WHAT THE TASK REQUIRES |
Every line of the listing must be reproduced as it stands. Leave the images behind.
====== SUPPLIED MATERIAL
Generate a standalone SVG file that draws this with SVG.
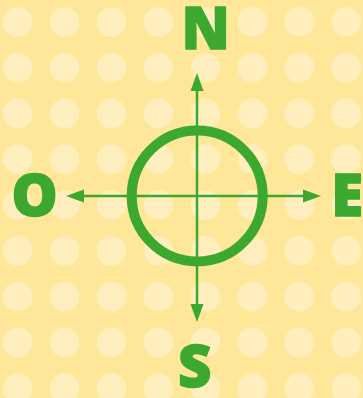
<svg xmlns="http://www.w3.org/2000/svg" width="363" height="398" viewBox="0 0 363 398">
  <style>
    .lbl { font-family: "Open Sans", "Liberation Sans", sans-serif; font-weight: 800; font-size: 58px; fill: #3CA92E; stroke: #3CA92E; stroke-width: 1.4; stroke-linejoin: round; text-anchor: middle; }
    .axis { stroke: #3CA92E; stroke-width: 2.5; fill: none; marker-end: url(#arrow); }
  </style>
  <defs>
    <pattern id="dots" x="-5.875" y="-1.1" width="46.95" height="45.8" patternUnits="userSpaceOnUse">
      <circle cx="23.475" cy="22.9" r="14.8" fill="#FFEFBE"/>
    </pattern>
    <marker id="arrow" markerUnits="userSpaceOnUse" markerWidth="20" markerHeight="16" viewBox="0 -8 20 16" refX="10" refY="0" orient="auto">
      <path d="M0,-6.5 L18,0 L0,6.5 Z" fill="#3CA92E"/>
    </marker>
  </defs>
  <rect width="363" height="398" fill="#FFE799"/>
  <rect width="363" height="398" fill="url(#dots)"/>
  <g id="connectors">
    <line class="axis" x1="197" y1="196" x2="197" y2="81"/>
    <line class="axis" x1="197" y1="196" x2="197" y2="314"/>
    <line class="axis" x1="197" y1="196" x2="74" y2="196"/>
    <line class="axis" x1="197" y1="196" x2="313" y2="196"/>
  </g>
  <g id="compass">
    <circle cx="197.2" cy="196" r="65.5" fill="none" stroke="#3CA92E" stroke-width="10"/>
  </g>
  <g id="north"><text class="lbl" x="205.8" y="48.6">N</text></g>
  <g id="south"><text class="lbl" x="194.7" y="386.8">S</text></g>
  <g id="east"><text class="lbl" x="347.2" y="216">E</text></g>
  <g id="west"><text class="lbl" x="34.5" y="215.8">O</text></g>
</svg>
============
SOLUTION TO THIS PROBLEM |
Generate a standalone SVG file that draws this with SVG.
<svg xmlns="http://www.w3.org/2000/svg" width="363" height="398" viewBox="0 0 363 398">
  <style>
    .lbl { font-family: "Open Sans", "Liberation Sans", sans-serif; font-weight: 800; font-size: 58px; fill: #3CA92E; stroke: #3CA92E; stroke-width: 1.4; stroke-linejoin: round; text-anchor: middle; }
    .axis { stroke: #3CA92E; stroke-width: 2.5; fill: none; marker-end: url(#arrow); }
  </style>
  <defs>
    <pattern id="dots" x="-5.875" y="-1.1" width="46.95" height="45.8" patternUnits="userSpaceOnUse">
      <circle cx="23.475" cy="22.9" r="14.8" fill="#FFEFBE"/>
    </pattern>
    <marker id="arrow" markerUnits="userSpaceOnUse" markerWidth="20" markerHeight="16" viewBox="0 -8 20 16" refX="10" refY="0" orient="auto">
      <path d="M0,-6.5 L18,0 L0,6.5 Z" fill="#3CA92E"/>
    </marker>
  </defs>
  <rect width="363" height="398" fill="#FFE799"/>
  <rect width="363" height="398" fill="url(#dots)"/>
  <g id="connectors">
    <line class="axis" x1="197" y1="196" x2="197" y2="81"/>
    <line class="axis" x1="197" y1="196" x2="197" y2="314"/>
    <line class="axis" x1="197" y1="196" x2="74" y2="196"/>
    <line class="axis" x1="197" y1="196" x2="313" y2="196"/>
  </g>
  <g id="compass">
    <circle cx="197.2" cy="196" r="65.5" fill="none" stroke="#3CA92E" stroke-width="10"/>
  </g>
  <g id="north"><text class="lbl" x="205.8" y="48.6">N</text></g>
  <g id="south"><text class="lbl" x="194.7" y="386.8">S</text></g>
  <g id="east"><text class="lbl" x="347.2" y="216">E</text></g>
  <g id="west"><text class="lbl" x="34.5" y="215.8">O</text></g>
</svg>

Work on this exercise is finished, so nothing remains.